Well, since you've already determined that dup matching won't work for 
this specific situation--regardless of whether you have scrubbed the 
program IDs--removing program IDs isn't helping.  If you stop removing 
program IDs, you'll get valid dup matching when you have showings from 
the same program ID provider that the program you previously recorded 
used.  Otherwise, your rule-specified method will be used and (assuming 
you choose "subtitle" method) it will be treated as a generic (meaning 
it will be recorded).  You're no worse off than you are now, and you're 
better off when the repeat is on the same program ID source as the 
original recording.

However, for all other "proper" programs--where there is something that 
can be used for dup matching--it will just work.  The program ID will be 
used when available and when matching authorities are specified, 
otherwise, the method your rule specifies will be used.

Currently, by scrubbing out all program IDs, you can only ever use your 
rule-specified method--i.e. the fallback that would have been used after 
the program IDs were found to come from different authorities.  So, 
really, scrubbing them isn't helping; it's only making it always use the 
fallback.

> I had another thought: a duplicate-matching method based on the inetref
> field. This wouldn't find defects until the metadata has been retrieved,
> of course,

Right--and does require a lot of hits against a metadata source (there 
are a lot of episodes in people's program listings and they're replaced 
a lot--daily for about 2 weeks, usually--causing re-retrievals).  This 
might even be so many hits we may not want to encourage it.

> and it relies on there being a history of inetrefs employing
> the current format (i.e. not just the number but also the tmdb3.py_ or
> ttvdb.py_ prefix). Furthermore, it breaks if a new metadata source is
> introduced in the future.

Well, the program ID authorities would fix all of that.

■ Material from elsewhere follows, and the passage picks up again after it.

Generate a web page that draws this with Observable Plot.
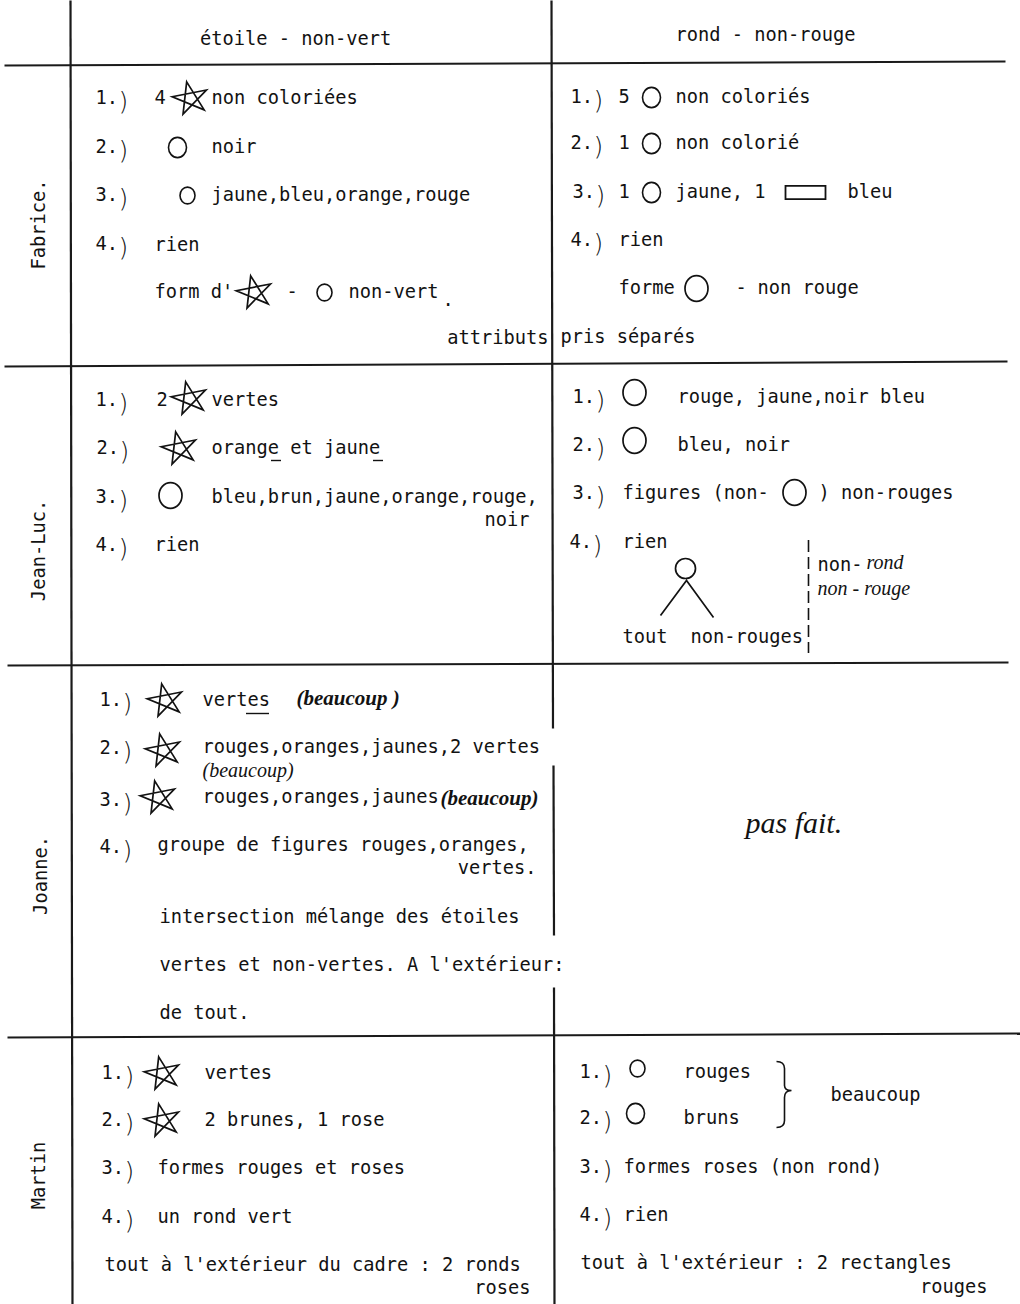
<!DOCTYPE html>
<html>
<head>
<meta charset="utf-8">
<script src="https://cdn.jsdelivr.net/npm/d3@7"></script>
<script src="https://cdn.jsdelivr.net/npm/@observablehq/plot@0.6"></script>
<style>
html, body { margin: 0; padding: 0; background: #fff; overflow: hidden; }
#chart svg { display: block; }
</style>
</head>
<body>
<div id="chart"></div>
<script>
const columnHeaders = [
  {text: "étoile - non-vert", x: 295, y: 39},
  {text: "rond - non-rouge", x: 765, y: 35}
];
const students = [
  {name: "Fabrice.", x: 39, y: 224},
  {name: "Jean-Luc.", x: 39, y: 550},
  {name: "Joanne.", x: 41, y: 875},
  {name: "Martin", x: 39, y: 1175}
];
const itemNumbers = [
  // Fabrice
  {n: "1", x: 98, y: 98}, {n: "2", x: 98, y: 147}, {n: "3", x: 98, y: 195}, {n: "4", x: 98, y: 244},
  {n: "1", x: 573, y: 97}, {n: "2", x: 573, y: 143}, {n: "3", x: 575, y: 192}, {n: "4", x: 573, y: 240},
  // Jean-Luc
  {n: "1", x: 98, y: 400}, {n: "2", x: 99, y: 448}, {n: "3", x: 98, y: 497}, {n: "4", x: 98, y: 545},
  {n: "1", x: 575, y: 397}, {n: "2", x: 575, y: 445}, {n: "3", x: 575, y: 493}, {n: "4", x: 572, y: 542},
  // Joanne
  {n: "1", x: 102, y: 700}, {n: "2", x: 102, y: 748}, {n: "3", x: 102, y: 800}, {n: "4", x: 102, y: 847},
  // Martin
  {n: "1", x: 104, y: 1073}, {n: "2", x: 104, y: 1120}, {n: "3", x: 104, y: 1168}, {n: "4", x: 104, y: 1217},
  {n: "1", x: 582, y: 1072}, {n: "2", x: 582, y: 1118}, {n: "3", x: 582, y: 1167}, {n: "4", x: 582, y: 1215}
];
const typedText = [
  // Fabrice, étoile - non-vert
  {text: "4", x: 154, y: 98},
  {text: "non coloriées", x: 211, y: 98},
  {text: "noir", x: 211, y: 147},
  {text: "jaune,bleu,orange,rouge", x: 211, y: 195},
  {text: "rien", x: 154, y: 245},
  {text: "form d'", x: 154, y: 292},
  {text: "-", x: 286, y: 292},
  {text: "non-vert", x: 348, y: 292},
  {text: ".", x: 442, y: 300},
  // Fabrice, rond - non-rouge
  {text: "5", x: 618, y: 97},
  {text: "non coloriés", x: 675, y: 97},
  {text: "1", x: 618, y: 143},
  {text: "non colorié", x: 675, y: 143},
  {text: "1", x: 618, y: 192},
  {text: "jaune, 1", x: 675, y: 192},
  {text: "bleu", x: 847, y: 192},
  {text: "rien", x: 618, y: 240},
  {text: "forme", x: 618, y: 288},
  {text: "-", x: 735, y: 288},
  {text: "non rouge", x: 757, y: 288},
  {text: "pris séparés", x: 560, y: 337},
  // Jean-Luc, étoile - non-vert
  {text: "2", x: 156, y: 400},
  {text: "vertes", x: 211, y: 400},
  {text: "orange et jaune", x: 211, y: 448},
  {text: "bleu,brun,jaune,orange,rouge,", x: 211, y: 497},
  {text: "rien", x: 154, y: 545},
  // Jean-Luc, rond - non-rouge
  {text: "rouge, jaune,noir bleu", x: 677, y: 397},
  {text: "bleu, noir", x: 677, y: 445},
  {text: "figures (non-", x: 622, y: 493},
  {text: ") non-rouges", x: 818, y: 493},
  {text: "rien", x: 622, y: 542},
  {text: "non-", x: 817, y: 565},
  {text: "tout", x: 622, y: 637},
  {text: "non-rouges", x: 690, y: 637},
  // Joanne, étoile - non-vert
  {text: "vertes", x: 202, y: 700},
  {text: "rouges,oranges,jaunes,2 vertes", x: 202, y: 747},
  {text: "rouges,oranges,jaunes", x: 202, y: 797},
  {text: "groupe de figures rouges,oranges,", x: 157, y: 845},
  {text: "intersection mélange des étoiles", x: 159, y: 917},
  {text: "vertes et non-vertes. A l'extérieur:", x: 159, y: 965},
  {text: "de tout.", x: 159, y: 1013},
  // Martin, étoile - non-vert
  {text: "vertes", x: 204, y: 1073},
  {text: "2 brunes, 1 rose", x: 204, y: 1120},
  {text: "formes rouges et roses", x: 157, y: 1168},
  {text: "un rond vert", x: 157, y: 1217},
  {text: "tout à l'extérieur du cadre : 2 ronds", x: 104, y: 1265},
  // Martin, rond - non-rouge
  {text: "rouges", x: 683, y: 1072},
  {text: "bruns", x: 683, y: 1118},
  {text: "beaucoup", x: 830, y: 1095},
  {text: "formes roses (non rond)", x: 623, y: 1167},
  {text: "rien", x: 623, y: 1215},
  {text: "tout à l'extérieur : 2 rectangles", x: 580, y: 1263}
];
const typedTextRight = [
  {text: "attributs", x: 548, y: 338},
  {text: "noir", x: 529, y: 520},
  {text: "vertes.", x: 536, y: 868},
  {text: "roses", x: 530, y: 1288},
  {text: "rouges", x: 987, y: 1287}
];
const handNotes = [
  {text: "(beaucoup)", x: 202, y: 770},
  {text: "rond", x: 866, y: 562},
  {text: "non - rouge", x: 817, y: 588}
];
const handNotesBold = [
  {text: "(beaucoup )", x: 296, y: 698},
  {text: "(beaucoup)", x: 440, y: 798}
];
const handLarge = [
  {text: "pas fait.", x: 745, y: 823}
];
const stars = [
  {x: 190, y: 98}, {x: 254, y: 292},
  {x: 189, y: 398}, {x: 179, y: 448},
  {x: 165, y: 700}, {x: 163, y: 750}, {x: 158, y: 797},
  {x: 162, y: 1073}, {x: 162, y: 1120}
];
const roundsSmall = [{x: 187, y: 195}, {x: 324, y: 292}, {x: 637, y: 1068}];
const roundsMedium = [{x: 177, y: 147}, {x: 651, y: 97}, {x: 651, y: 143}, {x: 651, y: 192}, {x: 635, y: 1113}];
const roundsLarge = [{x: 696, y: 288}, {x: 170, y: 495}, {x: 634, y: 392}, {x: 634, y: 440}, {x: 794, y: 492}];
const rectangles = [{x: 805, y: 192}];
const trees = [{x: 686, y: 592}];
const braces = [{x: 784, y: 1094}];
const underlines = [
  {x1: 271, x2: 281, y: 460}, {x1: 373, x2: 383, y: 460},
  {x1: 246, x2: 269, y: 713}
];
const dashedRules = [{x: 808, y1: 540, y2: 653}];
const horizontalRules = [
  {x1: 4, y1: 65, x2: 1005, y2: 61},
  {x1: 4, y1: 366, x2: 1007, y2: 361},
  {x1: 7, y1: 665, x2: 1008, y2: 662},
  {x1: 7, y1: 1037, x2: 1020, y2: 1033}
];
const verticalRules = [
  {x1: 70, y1: 0, x2: 72, y2: 1304},
  {x1: 551, y1: 0, x2: 552.5, y2: 728},
  {x1: 553, y1: 765, x2: 553.5, y2: 935},
  {x1: 553.5, y1: 987, x2: 554, y2: 1304}
];

// ---------- custom glyphs ----------
const pentagram = {
  draw(ctx, size) {
    const R = Math.sqrt(size / Math.PI), rot = -12 * Math.PI / 180, sx = 1.08;
    const pts = [];
    for (let k = 0; k < 5; k++) {
      const a = -Math.PI / 2 + k * 4 * Math.PI / 5 + rot;
      pts.push([sx * R * Math.cos(a), R * Math.sin(a)]);
    }
    ctx.moveTo(pts[0][0], pts[0][1]);
    for (let k = 1; k < 5; k++) ctx.lineTo(pts[k][0], pts[k][1]);
    ctx.closePath();
  }
};
const oval = {
  draw(ctx, size) {
    const r = Math.sqrt(size / Math.PI), rx = r, ry = r * 1.12, k = 0.5523;
    ctx.moveTo(rx, 0);
    ctx.bezierCurveTo(rx, ry * k, rx * k, ry, 0, ry);
    ctx.bezierCurveTo(-rx * k, ry, -rx, ry * k, -rx, 0);
    ctx.bezierCurveTo(-rx, -ry * k, -rx * k, -ry, 0, -ry);
    ctx.bezierCurveTo(rx * k, -ry, rx, -ry * k, rx, 0);
    ctx.closePath();
  }
};
const oblong = {
  draw(ctx, size) {
    const R = Math.sqrt(size / Math.PI), w = R, h = 0.33 * R;
    ctx.moveTo(-w, -h); ctx.lineTo(w, -h); ctx.lineTo(w, h); ctx.lineTo(-w, h); ctx.closePath();
  }
};
const tree = {
  draw(ctx, size) {
    const R = Math.sqrt(size / Math.PI);
    const cx = -0.1 * R, cy = -2.4 * R;
    ctx.moveTo(cx + R, cy);
    ctx.arc(cx, cy, R, 0, 2 * Math.PI);
    ctx.moveTo(-2.6 * R, 2.3 * R);
    ctx.lineTo(0, -1.2 * R);
    ctx.lineTo(2.7 * R, 2.5 * R);
  }
};
const brace = {
  draw(ctx, size) {
    const u = Math.sqrt(size / Math.PI) / 33.5;
    ctx.moveTo(-8 * u, -33 * u);
    ctx.quadraticCurveTo(0, -33 * u, 0, -26 * u);
    ctx.lineTo(0, -9 * u);
    ctx.quadraticCurveTo(0, -4 * u, 7 * u, -4 * u);
    ctx.quadraticCurveTo(0, -4 * u, 0, 3 * u);
    ctx.lineTo(0, 26 * u);
    ctx.quadraticCurveTo(0, 33 * u, -8 * u, 33 * u);
  }
};

// ---------- drawing ----------
const mono = "'DejaVu Sans Mono', 'Liberation Mono', monospace";
const hand = "'Liberation Serif', 'DejaVu Serif', serif";
const ink = "#121212";
const fs = 18.7;

const chart = Plot.plot({
  width: 1020,
  height: 1304,
  margin: 0,
  x: {domain: [0, 1020], range: [0, 1020], axis: null},
  y: {domain: [0, 1304], range: [0, 1304], axis: null},
  style: {background: "#fff"},
  marks: [
    Plot.link(horizontalRules, {x1: "x1", y1: "y1", x2: "x2", y2: "y2", stroke: "#1a1a1a", strokeWidth: 2}),
    Plot.link(verticalRules, {x1: "x1", y1: "y1", x2: "x2", y2: "y2", stroke: "#1a1a1a", strokeWidth: 2.2}),
    Plot.ruleX(dashedRules, {x: "x", y1: "y1", y2: "y2", stroke: ink, strokeWidth: 1.6, strokeDasharray: "12,5"}),
    Plot.ruleY(underlines, {y: "y", x1: "x1", x2: "x2", stroke: ink, strokeWidth: 1.4}),
    Plot.text(columnHeaders, {x: "x", y: "y", text: "text", textAnchor: "middle", fontFamily: mono, fontSize: fs, fill: ink}),
    Plot.text(students, {x: "x", y: "y", text: "name", rotate: -90, textAnchor: "middle", fontFamily: mono, fontSize: fs, fill: ink}),
    Plot.text(itemNumbers, {x: "x", y: "y", text: d => d.n + ".", textAnchor: "start", fontFamily: mono, fontSize: fs, fill: ink, dx: -3}),
    Plot.text(itemNumbers, {x: "x", y: "y", text: () => ")", textAnchor: "start", fontFamily: "'DejaVu Sans', sans-serif", fontSize: 25, fontWeight: 300, fill: ink, dx: 20, dy: 3}),
    Plot.text(typedText, {x: "x", y: "y", text: "text", textAnchor: "start", fontFamily: mono, fontSize: fs, fill: ink}),
    Plot.text(typedTextRight, {x: "x", y: "y", text: "text", textAnchor: "end", fontFamily: mono, fontSize: fs, fill: ink}),
    Plot.text(handNotes, {x: "x", y: "y", text: "text", textAnchor: "start", fontFamily: hand, fontStyle: "italic", fontSize: 20, fill: ink}),
    Plot.text(handNotesBold, {x: "x", y: "y", text: "text", textAnchor: "start", fontFamily: hand, fontStyle: "italic", fontWeight: "bold", fontSize: 21, fill: ink}),
    Plot.text(handLarge, {x: "x", y: "y", text: "text", textAnchor: "start", fontFamily: hand, fontStyle: "italic", fontSize: 30, fill: ink}),
    Plot.dot(stars, {x: "x", y: "y", r: 17, symbol: pentagram, fill: "none", stroke: ink, strokeWidth: 1.7}),
    Plot.dot(roundsSmall, {x: "x", y: "y", r: 7.5, symbol: oval, fill: "none", stroke: ink, strokeWidth: 1.6}),
    Plot.dot(roundsMedium, {x: "x", y: "y", r: 9, symbol: oval, fill: "none", stroke: ink, strokeWidth: 1.6}),
    Plot.dot(roundsLarge, {x: "x", y: "y", r: 11.5, symbol: oval, fill: "none", stroke: ink, strokeWidth: 1.7}),
    Plot.dot(rectangles, {x: "x", y: "y", r: 20, symbol: oblong, fill: "none", stroke: ink, strokeWidth: 1.8}),
    Plot.dot(trees, {x: "x", y: "y", r: 10, symbol: tree, fill: "none", stroke: ink, strokeWidth: 1.7}),
    Plot.dot(braces, {x: "x", y: "y", r: 33.5, symbol: brace, fill: "none", stroke: ink, strokeWidth: 1.6})
  ]
});
document.getElementById("chart").append(chart);
</script>
</body>
</html>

> The latter weakness could be addressed by updating the inetref in
> oldrecorded after the fact.
>
> Just a thought - this would require a code change. Not sure I'm up to
> that but once I upgrade to 0.28 I could give it a go.
>
> I could test-drive the concept by a one-time:
>
> update oldrecorded set subtitle=inetref where length(subtitle)=0;
>
> and a daily
>
> update program set subtitle=inetref where length(subtitle)=0;
>
> I can then continue to use the subtitle duplicate-matching method; it'll
> just be ugly in the user interface.
>
> Another possibility is to regard the special treatment of empty
> subtitles as a bug,

Well, it's actually a designed-in feature.  If you say the subtitle 
distinguishes episodes and there is no subtitle, there is no way to 
distinguish which episode it is, so we have to assume it could be one 
you haven't seen, so we record it since you can ALWAYS delete after 
something is recorded, but you can't (at least I haven't found a way to) 
go back and record something after it airs because you later find out 
you hadn't seen that episode.

>   and to remove that special treatment. This might
> cause a regression for people who rely on that (probably long-standing)
> behaviour though.
>

The easiest generally-good approach for this specific issue--the movie 
rule--is the title-only dup matching method.  Again, this might be 
considered if someone went to the trouble of coding it, but no one has 
yet felt sufficient need to actually do the work.  It won't distinguish 
between Ben-Hur's 1959, and 2016 releases***, but if you record one and 
decide you want the other, you could always create a specific Ben Hur 
rule to catch it.

Mike

*** I'm pretty sure the 1907 film was titled "Ben Hur" (no hyphen), and 
the 1925 film was actually titled, "Ben-Hur: A tale of the Christ", so 
the differing titles would actually allow them to be recorded without 
special treatment.  Note, too, that this is why 2001's Ocean's Eleven 
wasn't Ocean 11 (the same as the title of the 1960 movie)--the producers 
wanted it to be easily distinguished from the original.